In fact, it is almost hard to think of anything that won’t be changed by just the perception of onrushing change, from the way couples contemplate the possibility of children all the way up to political incentive structure. And you don’t have to get all the way to human extinction or the collapse of civilization for true nihilism and doomsdayism to flourish—you only have to get far enough from the familiar for a critical mass of charismatic prophets to see a coming collapse. It can be comforting to think that the critical mass is quite large, and that societies won’t be upended by nihilism unless nihilism becomes the conventional view of the median citizen. But doom works at the margin, too, eating away at the infrastructure of things like termites or carpenter bees.
—
In 2012, Kingsnorth published a new manifesto, or pseudo-manifesto, in Orion, called “Dark Ecology.” In the meantime, he had grown even less hopeful. “Dark Ecology” opens with epigraphs from Leonard Cohen and D. H. Lawrence—“Take the only tree that’s left / Stuff it up the hole in your culture” and “Retreat to the desert, and fight,” respectively—and really kicks into gear with its second section, which opens: “I’ve recently been reading the collected writings of Theodore Kaczynski. I’m worried that it may change my life.”
All told, the essay, which inspired an enormous response among Orion readers, is a kind of argument on behalf of Kaczynski the pamphleteer against Kaczynski the bomber—whom Kingsnorth describes not as a nihilist or even a pessimist but an incisive observer whose problem was an excess of optimism, a man too committed to the idea that society could be changed. Kingsnorth is more of a true Stoic. “And so I ask myself: what, at this moment in history, would not be a waste of my time?”

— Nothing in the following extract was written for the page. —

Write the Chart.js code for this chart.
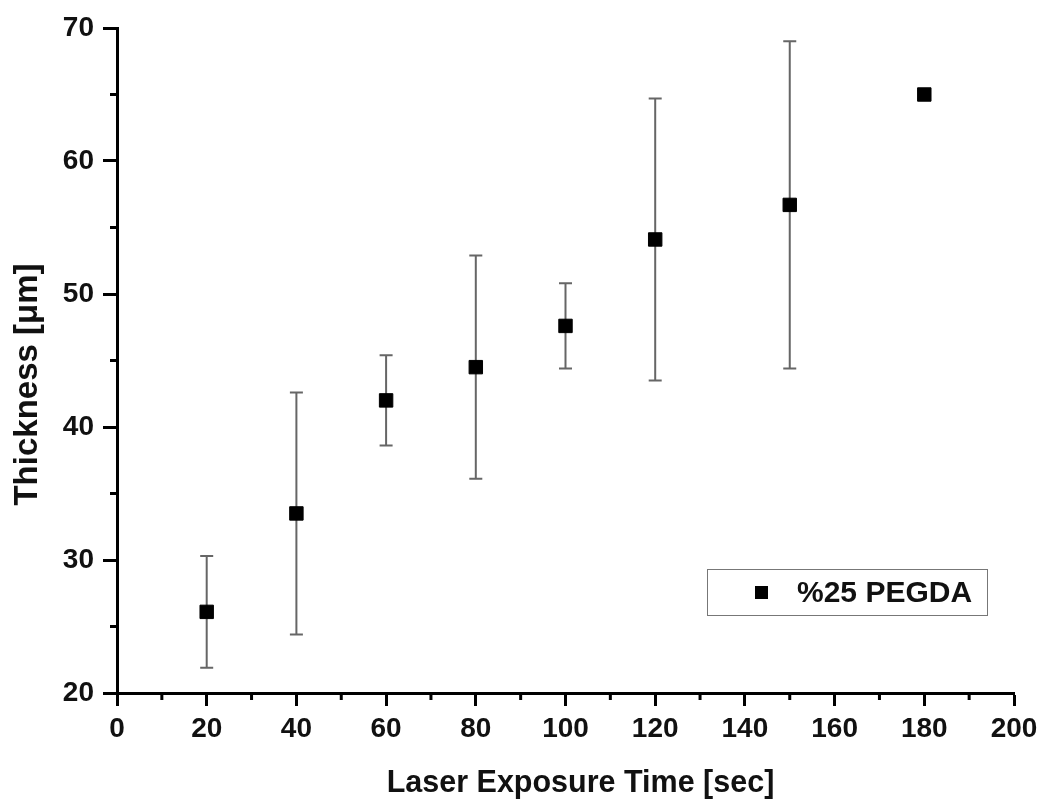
<!DOCTYPE html>
<html>
<head>
  <title>PEGDA thickness</title>
  <script src="https://cdn.jsdelivr.net/npm/chart.js"></script>
  <style>
    body {
      margin: 0;
      background: #fff;
    }
    #wrap {
      position: relative;
      width: 1044px;
      height: 803px;
    }
    #legend {
      position: absolute;
      left: 707px;
      top: 569px;
      width: 281px;
      height: 47px;
      box-sizing: border-box;
      border: 1.5px solid #777;
      font-family: "Liberation Sans", Arial, sans-serif;
      font-weight: bold;
      font-size: 30px;
      color: #111;
    }
    #legend .mark {
      position: absolute;
      left: 47px;
      top: 16px;
      width: 13px;
      height: 13px;
      background: #000;
    }
    #legend .text {
      position: absolute;
      left: 89px;
      top: 5px;
      line-height: 34px;
    }
  </style>
</head>
<body>
  <div id="wrap">
    <canvas id="chart" width="1044" height="803"></canvas>
    <div id="legend"></div>
  </div>

  <script>
    // exposure time (sec) and measured thickness (um), mean with min/max
    var times = [20, 40, 60, 80, 100, 120, 150, 180];
    var thickness = [26.1, 33.5, 42.0, 44.5, 47.6, 54.1, 56.7, 65.0];
    var upper = [30.3, 42.6, 45.4, 52.9, 50.8, 64.7, 69.0, 65.3];
    var lower = [21.9, 24.4, 38.6, 36.1, 44.4, 43.5, 44.4, 64.7];
    var seriesName = "%25 PEGDA";
    var xTitle = "Laser Exposure Time [sec]";
    var yTitle = "Thickness [μm]";

    var FONT = "'Liberation Sans', Arial, sans-serif";

    // vertical whiskers with caps, drawn under the markers
    var errorBars = {
      id: "errorBars",
      beforeDatasetsDraw: function(chart) {
        var ctx = chart.ctx;
        var x = chart.scales.x, y = chart.scales.y;
        ctx.save();
        ctx.strokeStyle = "#666";
        ctx.lineWidth = 2;
        for (var i = 0; i < times.length; i++) {
          var px = x.getPixelForValue(times[i]);
          var top = y.getPixelForValue(upper[i]);
          var bot = y.getPixelForValue(lower[i]);
          ctx.beginPath();
          ctx.moveTo(px, top);
          ctx.lineTo(px, bot);
          ctx.moveTo(px - 6.5, top);
          ctx.lineTo(px + 6.5, top);
          ctx.moveTo(px - 6.5, bot);
          ctx.lineTo(px + 6.5, bot);
          ctx.stroke();
        }
        ctx.restore();
      }
    };

    // short ticks halfway between the labelled ones
    var minorTicks = {
      id: "minorTicks",
      afterDraw: function(chart) {
        var ctx = chart.ctx;
        var x = chart.scales.x, y = chart.scales.y;
        var area = chart.chartArea;
        ctx.save();
        ctx.strokeStyle = "#000";
        ctx.lineWidth = 3;
        ctx.beginPath();
        for (var v = x.min + 10; v < x.max; v += 20) {
          var px = x.getPixelForValue(v);
          ctx.moveTo(px, area.bottom);
          ctx.lineTo(px, area.bottom + 7);
        }
        for (var w = y.min + 5; w < y.max; w += 10) {
          var py = y.getPixelForValue(w);
          ctx.moveTo(area.left, py);
          ctx.lineTo(area.left - 7, py);
        }
        ctx.stroke();
        ctx.restore();
      }
    };

    // axis titles, a little off-centre like the original Origin layout
    var axisTitles = {
      id: "axisTitles",
      afterDraw: function(chart) {
        var ctx = chart.ctx;
        var area = chart.chartArea;
        ctx.save();
        ctx.fillStyle = "#111";
        ctx.textAlign = "center";
        ctx.textBaseline = "middle";
        ctx.font = "bold 30.5px " + FONT;
        ctx.fillText(xTitle, (area.left + area.right) / 2 + 15, area.bottom + 91);
        ctx.translate(area.left - 89, (area.top + area.bottom) / 2 + 24);
        ctx.rotate(-Math.PI / 2);
        ctx.font = "bold 33px " + FONT;
        ctx.fillText(yTitle, 0, 0);
        ctx.restore();
      }
    };

    var ctx = document.getElementById("chart").getContext("2d");
    var chart = new Chart(ctx, {
      type: "scatter",
      data: {
        datasets: [{
          label: seriesName,
          data: times.map(function(t, i) { return { x: t, y: thickness[i] }; }),
          pointStyle: "rect",
          pointRadius: 9.5,
          pointHoverRadius: 9.5,
          backgroundColor: "#000",
          borderColor: "#000",
          borderWidth: 1
        }]
      },
      plugins: [errorBars, minorTicks, axisTitles],
      options: {
        responsive: false,
        animation: false,
        layout: {
          padding: { top: 28, right: 30, left: 0, bottom: 0 }
        },
        plugins: {
          legend: { display: false },
          tooltip: { enabled: false }
        },
        scales: {
          x: {
            type: "linear",
            min: 0,
            max: 200,
            afterFit: function(scale) { scale.height = 110; },
            border: { color: "#000", width: 3 },
            grid: {
              drawOnChartArea: false,
              tickLength: 13,
              tickWidth: 3,
              tickColor: "#000"
            },
            ticks: {
              stepSize: 20,
              padding: 6,
              color: "#111",
              font: { family: FONT, size: 28, weight: "bold" }
            }
          },
          y: {
            min: 20,
            max: 70,
            afterFit: function(scale) { scale.width = 117; },
            border: { color: "#000", width: 3 },
            grid: {
              drawOnChartArea: false,
              tickLength: 14,
              tickWidth: 3,
              tickColor: "#000"
            },
            ticks: {
              stepSize: 10,
              padding: 9,
              color: "#111",
              font: { family: FONT, size: 28, weight: "bold" }
            }
          }
        }
      }
    });

    // legend box inside the plot, built from the dataset
    var legend = document.getElementById("legend");
    chart.data.datasets.forEach(function(ds) {
      legend.innerHTML = '<span class="mark"></span><span class="text">' + ds.label + '</span>';
    });
  </script>
</body>
</html>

He offers five tentative answers. Numbers 2 through 4 are variations on new transcendentalist themes: “preserving nonhuman life,” “getting your hands dirty,” and “insisting that nature has value beyond utility.” Numbers 1 and 5 are the more radical ones, and form a pair: “withdrawing” and “building refuges.” The latter is the more positive imperative, in the sense of being constructive, or what passes for constructive in a time of collapse: “Can you think, or act, like the librarian of a monastery through the Dark Ages, guarding the old books as empires rise and fall outside?”